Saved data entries
Begin

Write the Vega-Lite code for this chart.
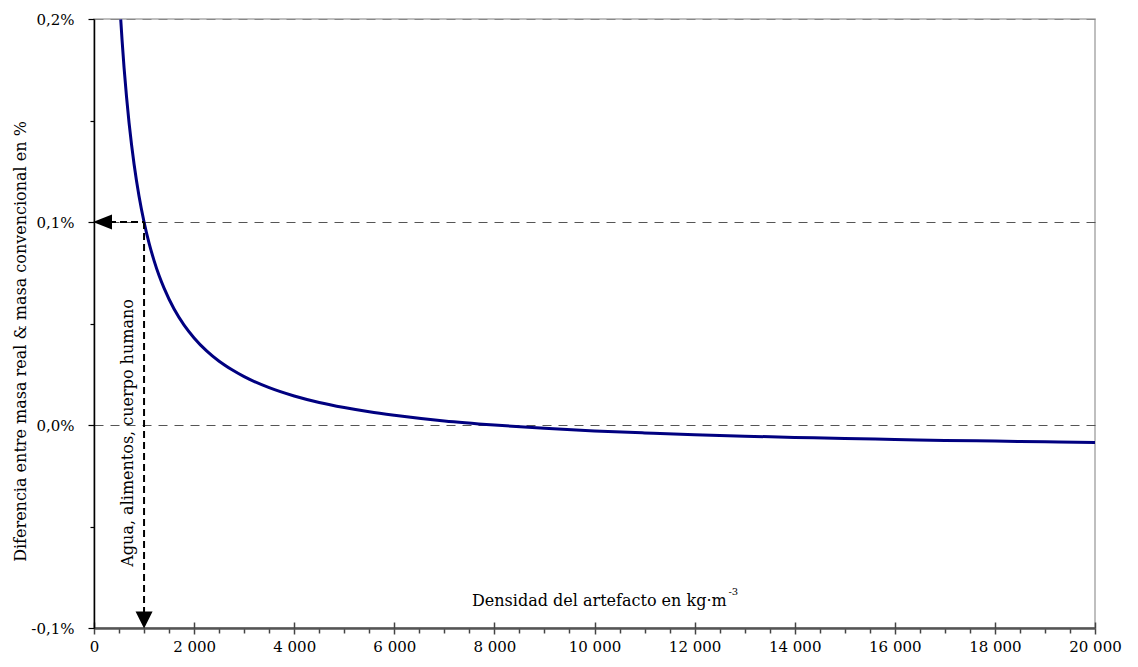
{
  "$schema": "https://vega.github.io/schema/vega-lite/v6.json",
  "width": 1001,
  "height": 609,
  "autosize": {"type": "none"},
  "padding": {"left": 94, "top": 19, "right": 43, "bottom": 39},
  "background": "white",
  "config": {
    "view": {"stroke": "#aaaaaa", "strokeWidth": 1.5},
    "font": "DejaVu Serif",
    "text": {"font": "DejaVu Serif"}
  },
  "datasets": {
    "curve": [
      {"x": 534, "y": 0.1998}, {"x": 560, "y": 0.1898}, {"x": 600, "y": 0.1762},
      {"x": 650, "y": 0.1616}, {"x": 700, "y": 0.1490}, {"x": 750, "y": 0.1381},
      {"x": 800, "y": 0.1286}, {"x": 900, "y": 0.1127}, {"x": 1000, "y": 0.1000},
      {"x": 1100, "y": 0.0896}, {"x": 1200, "y": 0.0810}, {"x": 1300, "y": 0.0736},
      {"x": 1400, "y": 0.0674}, {"x": 1600, "y": 0.0571}, {"x": 1800, "y": 0.0492},
      {"x": 2000, "y": 0.0429}, {"x": 2250, "y": 0.0365}, {"x": 2500, "y": 0.0314},
      {"x": 2750, "y": 0.0273}, {"x": 3000, "y": 0.0238}, {"x": 3500, "y": 0.0184},
      {"x": 4000, "y": 0.0143}, {"x": 4500, "y": 0.0111}, {"x": 5000, "y": 0.0086},
      {"x": 5500, "y": 0.0065}, {"x": 6000, "y": 0.0048}, {"x": 7000, "y": 0.0020},
      {"x": 8000, "y": 0.0000}, {"x": 9000, "y": -0.0016}, {"x": 10000, "y": -0.0029},
      {"x": 11000, "y": -0.0039}, {"x": 12000, "y": -0.0048}, {"x": 13000, "y": -0.0055},
      {"x": 14000, "y": -0.0061}, {"x": 15000, "y": -0.0067}, {"x": 16000, "y": -0.0071},
      {"x": 17000, "y": -0.0076}, {"x": 18000, "y": -0.0079}, {"x": 19000, "y": -0.0083},
      {"x": 20000, "y": -0.0086}
    ],
    "arrows": [
      {"x": 300, "x2": 1000, "y": 0.1, "y2": 0.1},
      {"x": 1000, "x2": 1000, "y": 0.1, "y2": -0.096}
    ],
    "headLeft": [{"x": 170, "y": 0.1}],
    "headDown": [{"x": 1000, "y": -0.0961}],
    "labelMain": [{"x": 12641, "y": -0.0892, "t": "Densidad del artefacto en kg·m"}],
    "labelSup": [{"x": 12677, "y": -0.0837, "t": "-3"}],
    "labelRot": [{"x": 680, "y": -0.0039, "t": "Agua, alimentos, cuerpo humano"}]
  },
  "layer": [
    {
      "data": {"name": "curve"},
      "mark": {"type": "line", "color": "#000080", "strokeWidth": 3, "interpolate": "monotone", "clip": true},
      "encoding": {
        "x": {
          "field": "x", "type": "quantitative",
          "scale": {"domain": [0, 20000], "nice": false, "zero": false},
          "axis": {
            "title": null,
            "grid": false,
            "values": [0, 500, 1000, 1500, 2000, 2500, 3000, 3500, 4000, 4500, 5000, 5500, 6000, 6500, 7000, 7500, 8000, 8500, 9000, 9500, 10000, 10500, 11000, 11500, 12000, 12500, 13000, 13500, 14000, 14500, 15000, 15500, 16000, 16500, 17000, 17500, 18000, 18500, 19000, 19500, 20000],
            "labelExpr": "datum.value % 2000 == 0 ? replace(format(datum.value, ','), ',', ' ') : ''",
            "tickSize": {"condition": {"test": "datum.value % 2000 == 0", "value": 6}, "value": 5},
            "tickColor": "#444444",
            "tickWidth": 1.5,
            "domainColor": "#555555",
            "domainWidth": 2.5,
            "labelFont": "DejaVu Serif",
            "labelFontSize": 15,
            "labelColor": "#000000",
            "labelPadding": 5,
            "labelFlush": false,
            "labelOverlap": false
          }
        },
        "y": {
          "field": "y", "type": "quantitative",
          "scale": {"domain": [-0.1, 0.2], "nice": false, "zero": false},
          "axis": {
            "title": "Diferencia entre masa real & masa convencional en %",
            "titleFont": "DejaVu Serif",
            "titleFontSize": 16,
            "titleFontWeight": "normal",
            "titleColor": "#000000",
            "titleX": -74,
            "titleY": 322,
            "titleAngle": 270,
            "titleAlign": "center",
            "titleBaseline": "middle",
            "values": [-0.1, -0.05, 0, 0.05, 0.1, 0.15, 0.2],
            "labelExpr": "abs(datum.value * 10 - round(datum.value * 10)) < 0.01 ? (datum.value < 0 ? '-' : '') + replace(format(abs(datum.value), '.1f'), '.', ',') + '%' : ''",
            "tickSize": {"condition": {"test": "abs(datum.value * 10 - round(datum.value * 10)) < 0.01", "value": 6}, "value": 4},
            "tickColor": "#000000",
            "tickWidth": 1.2,
            "domainColor": "#000000",
            "domainWidth": 1.5,
            "grid": true,
            "gridDash": [9, 7],
            "gridColor": {"condition": {"test": "datum.value > 0.15", "value": "#888888"}, "value": "#555555"},
            "gridWidth": 1,
            "gridOpacity": {"condition": {"test": "abs(datum.value * 10 - round(datum.value * 10)) < 0.01 && datum.value > -0.05", "value": 1}, "value": 0},
            "labelFont": "DejaVu Serif",
            "labelFontSize": 15,
            "labelColor": "#000000",
            "labelPadding": 14,
            "labelFlush": false,
            "labelOverlap": false
          }
        }
      }
    },
    {
      "data": {"name": "arrows"},
      "mark": {"type": "rule", "color": "#000000", "strokeWidth": 2, "strokeDash": [7, 4]},
      "encoding": {
        "x": {
          "field": "x", "type": "quantitative",
          "scale": {"domain": [0, 20000], "nice": false, "zero": false},
          "axis": {
            "orient": "bottom",
            "values": [0, 2000, 4000, 6000, 8000, 10000, 12000, 14000, 16000, 18000, 20000],
            "tickSize": -6,
            "tickColor": "#444444",
            "tickWidth": 1.5,
            "labels": false,
            "domain": false,
            "grid": false,
            "title": null
          }
        },
        "x2": {"field": "x2"},
        "y": {"field": "y", "type": "quantitative", "scale": {"domain": [-0.1, 0.2], "nice": false, "zero": false}},
        "y2": {"field": "y2"}
      }
    },
    {
      "data": {"name": "headLeft"},
      "mark": {"type": "point", "shape": "M-1,0L1,-0.79L1,0.79Z", "size": 361, "filled": true, "color": "#000000", "opacity": 1},
      "encoding": {
        "x": {"field": "x", "type": "quantitative", "axis": null},
        "y": {"field": "y", "type": "quantitative"}
      }
    },
    {
      "data": {"name": "headDown"},
      "mark": {"type": "point", "shape": "M-1,-1L1,-1L0,1Z", "size": 289, "filled": true, "color": "#000000", "opacity": 1},
      "encoding": {
        "x": {"field": "x", "type": "quantitative", "axis": null},
        "y": {"field": "y", "type": "quantitative"}
      }
    },
    {
      "data": {"name": "labelMain"},
      "mark": {"type": "text", "align": "right", "baseline": "alphabetic", "fontSize": 16, "color": "#000000"},
      "encoding": {
        "x": {"field": "x", "type": "quantitative", "axis": null},
        "y": {"field": "y", "type": "quantitative"},
        "text": {"field": "t"}
      }
    },
    {
      "data": {"name": "labelSup"},
      "mark": {"type": "text", "align": "left", "baseline": "alphabetic", "fontSize": 10, "color": "#000000"},
      "encoding": {
        "x": {"field": "x", "type": "quantitative", "axis": null},
        "y": {"field": "y", "type": "quantitative"},
        "text": {"field": "t"}
      }
    },
    {
      "data": {"name": "labelRot"},
      "mark": {"type": "text", "align": "center", "baseline": "middle", "angle": 270, "fontSize": 16, "color": "#000000"},
      "encoding": {
        "x": {"field": "x", "type": "quantitative", "axis": null},
        "y": {"field": "y", "type": "quantitative"},
        "text": {"field": "t"}
      }
    }
  ],
  "resolve": {"axis": {"x": "independent"}}
}
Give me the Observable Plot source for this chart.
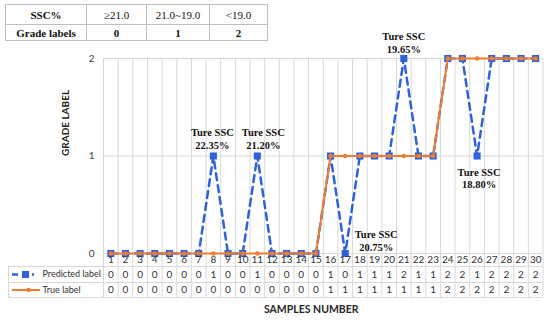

End

* _Task details_:
Collect every line from the records above that contains the word "this".

* _Complete response_:
Write the Vega-Lite code for this chart.
Give me the Observable Plot source for this chart.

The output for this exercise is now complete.